### YOUR GOAL
State how many lines of the records contain the string "this". Give the number alone.
--------------------------------------------------
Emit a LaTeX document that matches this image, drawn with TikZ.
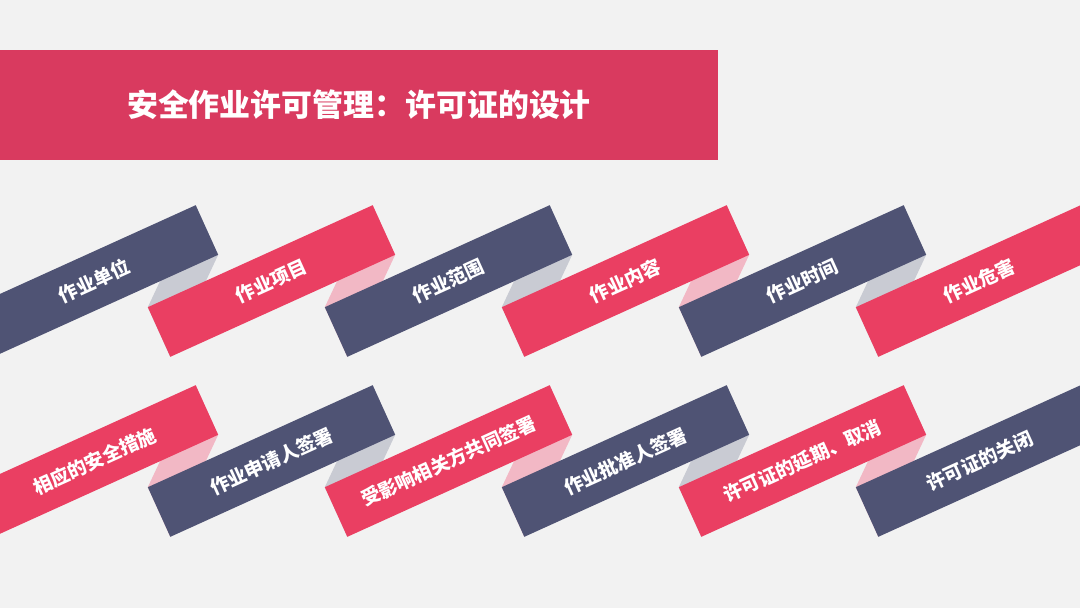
\documentclass[tikz,border=0pt]{standalone}
\usepackage{fontspec}
\newfontfamily\cjk{Noto Sans CJK SC}
\usepackage{xcolor}
\usepackage{tikz}
\definecolor{paper}{HTML}{F2F2F2}
\definecolor{crimson}{HTML}{D93A5F}
\definecolor{rose}{HTML}{EA3F62}
\definecolor{slate}{HTML}{4F5374}
\definecolor{foldgrey}{HTML}{C9CBD3}
\definecolor{foldpink}{HTML}{F2B8C5}
\pgfdeclarelayer{backdrop}
\pgfdeclarelayer{folds}
\pgfsetlayers{backdrop,folds,main}

\begin{document}
\begin{tikzpicture}[x=0.02cm, y=-0.02cm,
        ribbon/.style={rotate=24.4, minimum width=4.94cm, minimum height=1.09cm,
              inner sep=0pt, outer sep=0pt, text=white,
              font={\cjk\bfseries\fontsize{10.8}{12}\selectfont}},
        banner/.style={fill=crimson, minimum width=14.36cm, minimum height=2.2cm,
              inner sep=0pt, outer sep=0pt, text=white,
              font={\cjk\bfseries\fontsize{17.6}{20}\selectfont}}]
        \useasboundingbox (0,0) rectangle (1080,608);
        \begin{pgfonlayer}{backdrop}
            \fill[paper] (0,0) rectangle (1080,608);
        \end{pgfonlayer}

        % title bar
        \node[banner] (title) at (359,105) {安全作业许可管理：许可证的设计};

        % first row
        \foreach \i/\col/\txt in {0/slate/作业单位, 1/rose/作业项目, 2/slate/作业范围,
                                  3/rose/作业内容, 4/slate/作业时间, 5/rose/作业危害}
            \node[ribbon, fill=\col] (a\i) at (94.5+177*\i, 281) {\txt};

        % second row
        \foreach \i/\col/\txt in {0/rose/相应的安全措施, 1/slate/作业申请人签署,
                                  2/rose/受影响相关方共同签署, 3/slate/作业批准人签署,
                                  4/rose/许可证的延期、取消, 5/slate/许可证的关闭}
            \node[ribbon, fill=\col] (b\i) at (94.5+177*\i, 461) {\txt};

        % folds between the ribbons
        \begin{pgfonlayer}{folds}
            \foreach \i/\j/\col in {0/1/foldgrey, 1/2/foldpink, 2/3/foldgrey, 3/4/foldpink, 4/5/foldgrey}
                \fill[\col] (a\i.north east) -- (a\i.south east) -- (a\j.south west) -- (a\j.north west) -- cycle;
            \foreach \i/\j/\col in {0/1/foldpink, 1/2/foldgrey, 2/3/foldpink, 3/4/foldgrey, 4/5/foldpink}
                \fill[\col] (b\i.north east) -- (b\i.south east) -- (b\j.south west) -- (b\j.north west) -- cycle;
        \end{pgfonlayer}
    \end{tikzpicture}
\end{document}
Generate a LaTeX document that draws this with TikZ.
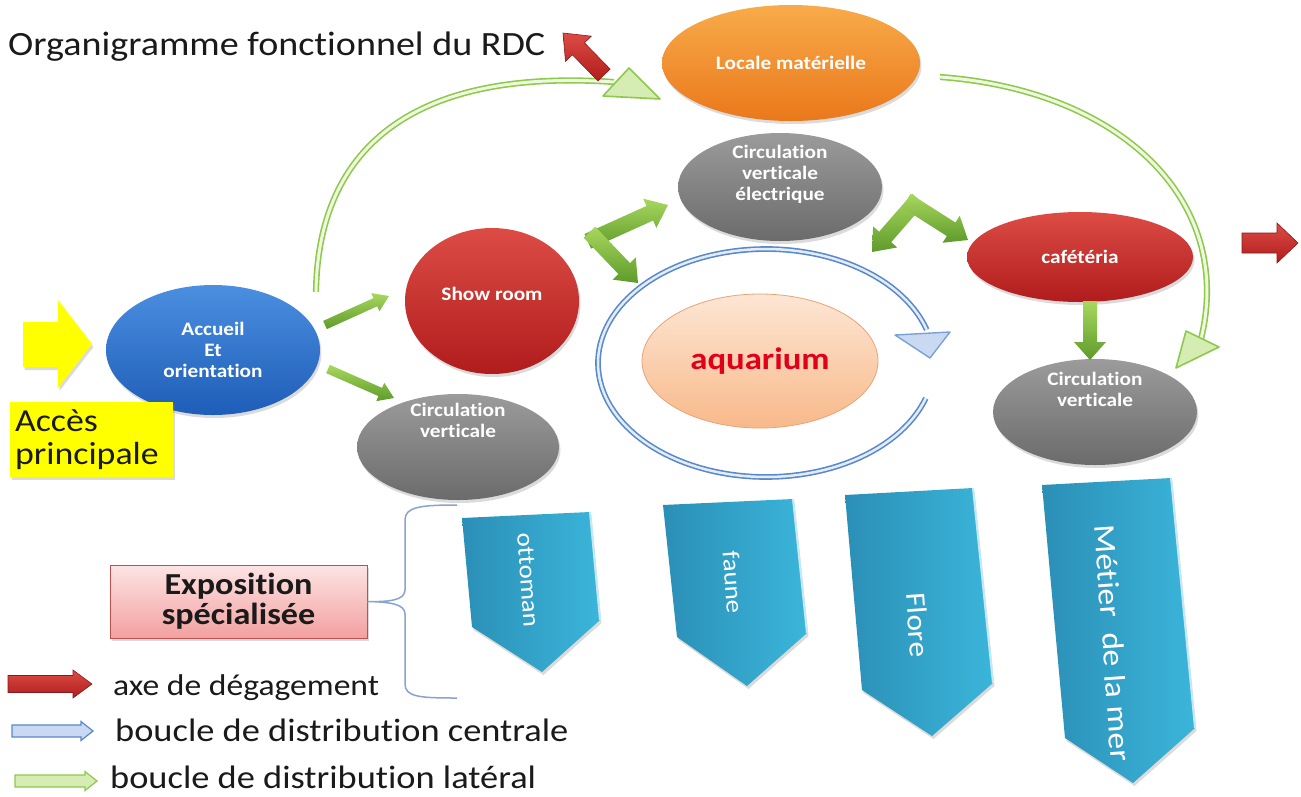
\documentclass[tikz,border=0pt]{standalone}
\usepackage{fontspec}
\setmainfont{Carlito}[FakeStretch=1.12,Ligatures=NoCommon]
\usetikzlibrary{shapes.geometric,calc,shadows}
\definecolor{accTop}{HTML}{4B8FE0}\definecolor{accBot}{HTML}{1E5DB8}
\definecolor{redTop}{HTML}{DC4C45}\definecolor{redBot}{HTML}{B01C1C}
\definecolor{grayTop}{HTML}{9B9B9B}\definecolor{grayBot}{HTML}{6B6B6B}
\definecolor{orTop}{HTML}{F8AB4A}\definecolor{orBot}{HTML}{EA781B}
\definecolor{aqTop}{HTML}{FDE6D4}\definecolor{aqBot}{HTML}{F8B98A}\definecolor{aqLine}{HTML}{E8A478}
\definecolor{grnTop}{HTML}{A8D75E}\definecolor{grnBot}{HTML}{5E9B2B}
\definecolor{latLine}{HTML}{8FC84E}\definecolor{latFill}{HTML}{EEF8DC}\definecolor{latHead}{HTML}{D5EDB2}
\definecolor{loopLine}{HTML}{5A88CC}\definecolor{loopFill}{HTML}{E3ECF9}\definecolor{loopHead}{HTML}{C9D9F2}
\definecolor{pentL}{HTML}{2B8FB6}\definecolor{pentR}{HTML}{3BB5DA}
\definecolor{yel}{HTML}{FFFF00}
\definecolor{pinkTop}{HTML}{FDE4E4}\definecolor{pinkBot}{HTML}{F3A0A0}\definecolor{pinkLine}{HTML}{C0504D}
\definecolor{braceC}{HTML}{8AA2CF}
\definecolor{darkRed}{HTML}{8A1A1A}
\definecolor{txtC}{HTML}{1A1A1A}
\definecolor{aqText}{HTML}{E0001B}
% block arrow: style, from, to, half shaft, half head, head length
\newcommand\barrow[6]{%
  \path (#2) coordinate (ba-s) (#3) coordinate (ba-t);
  \path ($(ba-t)!#6!(ba-s)$) coordinate (ba-h);
  \path[#1] ($(ba-s)!#4!90:(ba-h)$) -- ($(ba-h)!#4!-90:(ba-s)$) -- ($(ba-h)!#5!-90:(ba-s)$)
    -- (ba-t) -- ($(ba-h)!#5!90:(ba-s)$) -- ($(ba-h)!#4!90:(ba-s)$) -- ($(ba-s)!#4!-90:(ba-h)$) -- cycle;
}
\begin{document}
\begin{tikzpicture}[x=1pt,y=-1pt,
  nodefont/.style={font=\fontsize{19}{21}\selectfont\bfseries},
  shad/.style={drop shadow={opacity=0.28,shadow xshift=1.5pt,shadow yshift=-3pt}},
  ell/.style={ellipse,inner sep=0pt,text=white,align=center,nodefont,shad},
  ctext/.style={text=white,align=center,nodefont,inner sep=0pt},
  bluefill/.style={top color=accTop,bottom color=accBot},
  redfill/.style={top color=redTop,bottom color=redBot},
  grayfill/.style={top color=grayTop,bottom color=grayBot},
  orfill/.style={top color=orTop,bottom color=orBot},
  grnarrow/.style={top color=grnTop,bottom color=grnBot},
  redarrow/.style={top color=redTop,bottom color=redBot,draw=darkRed,line width=0.6pt},
  latcurve/.style={draw=latLine,double=latFill,line width=1.6pt,double distance=3pt},
  lathead/.style={fill=latHead,draw=latLine,line width=1.6pt,line join=round},
  loopcurve/.style={draw=loopLine,double=loopFill,line width=1.6pt,double distance=2.5pt},
  loophead/.style={fill=loopHead,draw=loopLine!80,line width=1.4pt,line join=round},
  pent/.style={left color=pentL,right color=pentR,shad},
  penttext/.style={text=white,font=\fontsize{24}{26}\selectfont,inner sep=0pt},
  legtext/.style={text=txtC,anchor=base west,inner sep=0pt},
  bracestyle/.style={draw=braceC,line width=1.5pt}
]
\useasboundingbox (0,0) rectangle (1301,796);
\fill[white] (0,0) rectangle (1301,796);

% title
\node[legtext,font=\fontsize{34}{36}\selectfont] (title) at (8,55) {Organigramme fonctionnel du RDC};

% lateral loops (green)
\coordinate (latAs) at (316,292);
\coordinate (latAe) at (614,82);
\coordinate (latBs) at (940,77);
\coordinate (latBe) at (1201,339);
\draw[latcurve] (latAs) .. controls (318,150) and (410,68) .. (latAe);
\filldraw[lathead] (603,96) -- (660,99) -- (629,68) -- cycle;
\draw[latcurve] (latBs) .. controls (1120,90) and (1235,200) .. (latBe);
\filldraw[lathead] (1186,331) -- (1219,347) -- (1176,368) -- cycle;

% central loop (blue)
\draw[loopcurve] plot[domain=18:343,samples=120] ({766+168*cos(\x)},{363+114*sin(\x)});
\filldraw[loophead] (895,335) -- (950,332) -- (930,358) -- cycle;

% ellipses
\node[ell,orfill,minimum width=258pt,minimum height=116pt] (locale) at (791,63) {Locale matérielle};
\node[ell,grayfill,minimum width=204pt,minimum height=108pt] (cve) at (780,187) {};
\node[ctext] (cvetxt) at (780,174) {Circulation\\verticale\\électrique};
\node[ell,redfill,minimum width=174pt,minimum height=146pt] (show) at (492,301) {};
\node[ctext] (showtxt) at (492,294) {Show room};
\node[ell,bluefill,minimum width=214pt,minimum height=130pt] (accueil) at (213,350) {Accueil\\Et\\orientation};
\node[ell,grayfill,minimum width=202pt,minimum height=106pt] (cvl) at (458,447) {};
\node[ctext] (cvltxt) at (458,420) {Circulation\\verticale};
\node[ell,redfill,minimum width=226pt,minimum height=90pt] (cafe) at (1080,257) {cafétéria};
\node[ell,grayfill,minimum width=204pt,minimum height=106pt] (cvr) at (1095,412) {};
\node[ctext] (cvrtxt) at (1095,389) {Circulation\\verticale};
\node[ellipse,inner sep=0pt,top color=aqTop,bottom color=aqBot,draw=aqLine,line width=0.8pt,
      minimum width=236pt,minimum height=134pt,text=aqText,font=\fontsize{31}{33}\selectfont\bfseries] (aqua) at (760,361) {aquarium};

% green connectors
\coordinate (g1s) at (325,325); \coordinate (g1t) at (389,296);
\coordinate (g2s) at (328,369); \coordinate (g2t) at (394,398);
\barrow{grnarrow}{g1s}{g1t}{4.5pt}{10pt}{15pt}
\barrow{grnarrow}{g2s}{g2t}{4.5pt}{10pt}{15pt}
\coordinate (g3s) at (1090,301); \coordinate (g3t) at (1090,360);
\barrow{grnarrow}{g3s}{g3t}{7pt}{16pt}{18pt}
% bent double arrows
\coordinate (L1c) at (595,238); \coordinate (L1a) at (668,205); \coordinate (L1b) at (638,283);
\barrow{grnarrow}{$(L1c)!-8pt!(L1a)$}{L1a}{8pt}{16pt}{20pt}
\barrow{grnarrow}{$(L1c)!-8pt!(L1b)$}{L1b}{8pt}{16pt}{20pt}
\coordinate (L2c) at (913,205); \coordinate (L2a) at (872,252); \coordinate (L2b) at (968,240);
\barrow{grnarrow}{$(L2c)!-8pt!(L2a)$}{L2a}{8pt}{16pt}{20pt}
\barrow{grnarrow}{$(L2c)!-8pt!(L2b)$}{L2b}{8pt}{16pt}{20pt}

% red exit arrows
\coordinate (r1s) at (604,75); \coordinate (r1t) at (563,33);
\barrow{redarrow}{r1s}{r1t}{8.5pt}{18pt}{22pt}
\coordinate (r2s) at (1242,243); \coordinate (r2t) at (1298,243);
\barrow{redarrow}{r2s}{r2t}{10pt}{20pt}{21pt}

% main entrance
\path[fill=yel,shad] (23,322) -- (58,322) -- (58,300) -- (92,344) -- (58,388) -- (58,367) -- (23,367) -- cycle;
\node[fill=yel,shad,minimum width=163pt,minimum height=75pt,text width=153pt,inner xsep=5pt,align=left,
      text=txtC,font=\fontsize{32}{33}\selectfont] (acces) at (91.5,439.5) {Accès\\principale};

% exhibition
\node[top color=pinkTop,bottom color=pinkBot,draw=pinkLine,line width=0.8pt,shad,minimum width=257pt,minimum height=73pt,
      align=center,text=txtC,font=\fontsize{30.5}{30}\selectfont\bfseries] (expo) at (238.5,601.5) {Exposition\\spécialisée};
\draw[bracestyle] (457,505) .. controls (420,505) and (405,507) .. (405,520) -- (405,590)
   .. controls (405,600) and (390,602) .. (expo.east) .. controls (390,602) and (405,604) .. (405,614)
   -- (405,684) .. controls (405,697) and (420,698) .. (457,698);

% pentagons
\path[pent] (462,518) -- (590,512) -- (600,620) -- (542,672) -- (472,627) -- cycle;
\path[pent] (663,505) -- (793,499) -- (807,633) -- (747,686) -- (677,637) -- cycle;
\path[pent] (845,495) -- (973,488) -- (993,683) -- (932,736) -- (862,690) -- cycle;
\path[pent] (1042,485) -- (1171,478) -- (1195,728) -- (1133,783) -- (1065,738) -- cycle;
\draw[white!70!pentR,line width=2pt] (590,512) -- (600,620) (793,499) -- (807,633) (973,488) -- (993,683) (1171,478) -- (1195,728);
\node[penttext,rotate=-86] (ottoman) at (528,580) {ottoman};
\node[penttext,rotate=-86] (faune) at (733,582) {faune};
\node[penttext,rotate=-86,font=\fontsize{28}{30}\selectfont] (flore) at (918,625) {Flore};
\node[penttext,rotate=-86,font=\fontsize{30}{32}\selectfont] (metier) at (1113,643) {Métier\ \ de la mer};

% legend
\coordinate (l1s) at (8,684); \coordinate (l1t) at (92,684);
\barrow{redarrow}{l1s}{l1t}{8.5pt}{14pt}{19pt}
\coordinate (l2s) at (12,731); \coordinate (l2t) at (93,731);
\barrow{fill=loopHead,draw=loopLine,line width=1.2pt}{l2s}{l2t}{6pt}{9.5pt}{12pt}
\coordinate (l3s) at (15,781); \coordinate (l3t) at (97,781);
\barrow{fill=latHead,draw=latLine,line width=1.2pt}{l3s}{l3t}{6pt}{9.5pt}{12pt}
\node[legtext,font=\fontsize{30}{32}\selectfont] (leg1) at (113,695) {axe de dégagement};
\node[legtext,font=\fontsize{32.5}{34}\selectfont] (leg2) at (115,741) {boucle de distribution centrale};
\node[legtext,font=\fontsize{32.5}{34}\selectfont] (leg3) at (110,788) {boucle de distribution latéral};
\end{tikzpicture}
\end{document}
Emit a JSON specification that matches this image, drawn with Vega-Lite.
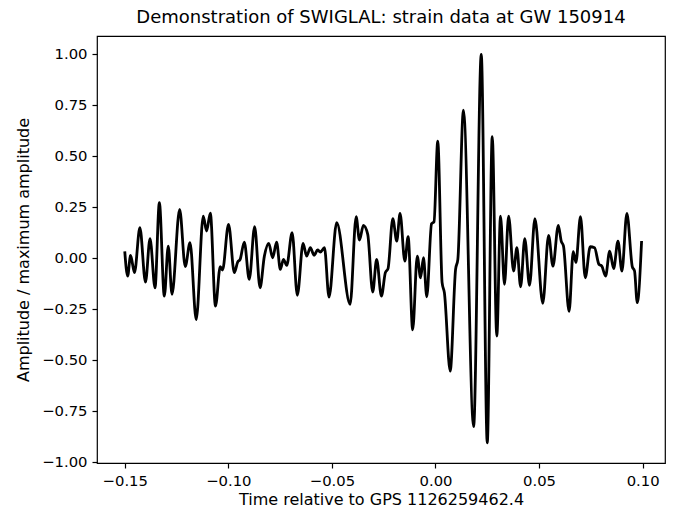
{
  "$schema": "https://vega.github.io/schema/vega-lite/v6.json",
  "width": 568,
  "height": 427,
  "autosize": {"type": "none"},
  "padding": {"left": 97, "top": 36, "right": 9, "bottom": 48},
  "background": "white",
  "title": {
    "text": "Demonstration of SWIGLAL: strain data at GW 150914",
    "font": "DejaVu Sans",
    "fontSize": 18,
    "fontWeight": "normal",
    "color": "black",
    "anchor": "middle",
    "frame": "group",
    "offset": 9
  },
  "config": {
    "view": {"stroke": "black", "strokeWidth": 1.2},
    "axis": {
      "grid": false,
      "domain": false,
      "tickColor": "black",
      "tickSize": 5,
      "tickWidth": 1.2,
      "labelFont": "DejaVu Sans",
      "labelFontSize": 14.8,
      "labelColor": "black",
      "labelPadding": 5,
      "titleFont": "DejaVu Sans",
      "titleFontSize": 16,
      "titleFontWeight": "normal",
      "titleColor": "black"
    }
  },
  "data": {
    "values": [
      {"t": -0.1500, "a": 0.034},
      {"t": -0.1486, "a": -0.087},
      {"t": -0.1472, "a": 0.015},
      {"t": -0.1453, "a": -0.070},
      {"t": -0.1427, "a": 0.150},
      {"t": -0.1400, "a": -0.116},
      {"t": -0.1378, "a": 0.097},
      {"t": -0.1354, "a": -0.144},
      {"t": -0.1333, "a": 0.273},
      {"t": -0.1309, "a": -0.185},
      {"t": -0.1290, "a": 0.060},
      {"t": -0.1272, "a": -0.176},
      {"t": -0.1235, "a": 0.240},
      {"t": -0.1208, "a": -0.040},
      {"t": -0.1185, "a": 0.077},
      {"t": -0.1155, "a": -0.300},
      {"t": -0.1121, "a": 0.207},
      {"t": -0.1105, "a": 0.134},
      {"t": -0.1087, "a": 0.222},
      {"t": -0.1062, "a": -0.234},
      {"t": -0.1039, "a": -0.040},
      {"t": -0.1028, "a": -0.057},
      {"t": -0.0999, "a": 0.167},
      {"t": -0.0971, "a": -0.070},
      {"t": -0.0955, "a": -0.018},
      {"t": -0.0943, "a": -0.005},
      {"t": -0.0923, "a": 0.080},
      {"t": -0.0899, "a": -0.103},
      {"t": -0.0873, "a": 0.155},
      {"t": -0.0847, "a": -0.144},
      {"t": -0.0826, "a": 0.011},
      {"t": -0.0805, "a": 0.074},
      {"t": -0.0786, "a": 0.003},
      {"t": -0.0767, "a": 0.080},
      {"t": -0.0749, "a": -0.054},
      {"t": -0.0734, "a": -0.005},
      {"t": -0.0718, "a": -0.034},
      {"t": -0.0692, "a": 0.126},
      {"t": -0.0667, "a": -0.181},
      {"t": -0.0639, "a": 0.074},
      {"t": -0.0622, "a": 0.011},
      {"t": -0.0604, "a": 0.052},
      {"t": -0.0586, "a": 0.015},
      {"t": -0.0569, "a": 0.041},
      {"t": -0.0556, "a": 0.031},
      {"t": -0.0536, "a": 0.052},
      {"t": -0.0514, "a": -0.190},
      {"t": -0.0477, "a": 0.175},
      {"t": -0.0412, "a": -0.225},
      {"t": -0.0383, "a": 0.204},
      {"t": -0.0367, "a": 0.090},
      {"t": -0.0348, "a": 0.162},
      {"t": -0.0327, "a": 0.118},
      {"t": -0.0303, "a": -0.165},
      {"t": -0.0284, "a": -0.005},
      {"t": -0.0261, "a": -0.185},
      {"t": -0.0242, "a": -0.070},
      {"t": -0.0229, "a": -0.050},
      {"t": -0.0206, "a": 0.195},
      {"t": -0.0187, "a": 0.085},
      {"t": -0.0171, "a": 0.220},
      {"t": -0.0148, "a": -0.013},
      {"t": -0.0132, "a": 0.106},
      {"t": -0.0110, "a": -0.350},
      {"t": -0.0088, "a": 0.011},
      {"t": -0.0072, "a": -0.095},
      {"t": -0.0058, "a": 0.003},
      {"t": -0.0042, "a": -0.188},
      {"t": -0.0019, "a": 0.170},
      {"t": -0.0007, "a": 0.180},
      {"t": 0.0011, "a": 0.575},
      {"t": 0.0032, "a": -0.119},
      {"t": 0.0043, "a": -0.168},
      {"t": 0.0071, "a": -0.552},
      {"t": 0.0097, "a": -0.054},
      {"t": 0.0108, "a": -0.005},
      {"t": 0.0135, "a": 0.727},
      {"t": 0.0184, "a": -0.825},
      {"t": 0.0221, "a": 1.000},
      {"t": 0.0250, "a": -0.904},
      {"t": 0.0274, "a": 0.597},
      {"t": 0.0296, "a": -0.381},
      {"t": 0.0314, "a": 0.207},
      {"t": 0.0333, "a": -0.127},
      {"t": 0.0353, "a": 0.207},
      {"t": 0.0377, "a": -0.062},
      {"t": 0.0393, "a": 0.052},
      {"t": 0.0411, "a": -0.139},
      {"t": 0.0431, "a": 0.097},
      {"t": 0.0454, "a": -0.132},
      {"t": 0.0480, "a": 0.195},
      {"t": 0.0518, "a": -0.220},
      {"t": 0.0546, "a": 0.113},
      {"t": 0.0567, "a": -0.038},
      {"t": 0.0593, "a": 0.162},
      {"t": 0.0607, "a": 0.085},
      {"t": 0.0618, "a": 0.060},
      {"t": 0.0645, "a": -0.260},
      {"t": 0.0665, "a": 0.033},
      {"t": 0.0678, "a": -0.020},
      {"t": 0.0700, "a": 0.204},
      {"t": 0.0723, "a": -0.095},
      {"t": 0.0747, "a": 0.057},
      {"t": 0.0768, "a": 0.052},
      {"t": 0.0789, "a": -0.029},
      {"t": 0.0803, "a": -0.038},
      {"t": 0.0821, "a": -0.087},
      {"t": 0.0841, "a": 0.036},
      {"t": 0.0860, "a": -0.050},
      {"t": 0.0881, "a": 0.085},
      {"t": 0.0900, "a": -0.062},
      {"t": 0.0924, "a": 0.220},
      {"t": 0.0950, "a": -0.040},
      {"t": 0.0961, "a": -0.062},
      {"t": 0.0974, "a": -0.217},
      {"t": 0.0995, "a": 0.085}
    ]
  },
  "mark": {"type": "line", "color": "black", "strokeWidth": 2.8, "interpolate": "monotone", "clip": true},
  "encoding": {
    "x": {
      "field": "t",
      "type": "quantitative",
      "scale": {"domain": [-0.1634, 0.1108], "nice": false, "zero": false},
      "axis": {
        "values": [-0.15, -0.1, -0.05, 0, 0.05, 0.1],
        "format": ".2f",
        "title": "Time relative to GPS 1126259462.4",
        "titlePadding": 4
      }
    },
    "y": {
      "field": "a",
      "type": "quantitative",
      "scale": {"domain": [-1.003, 1.09], "nice": false, "zero": false},
      "axis": {
        "values": [-1, -0.75, -0.5, -0.25, 0, 0.25, 0.5, 0.75, 1],
        "format": ".2f",
        "title": "Amplitude / maximum amplitude",
        "titlePadding": 10
      }
    }
  }
}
--------------------------------------------------
### FINAL RESULT
3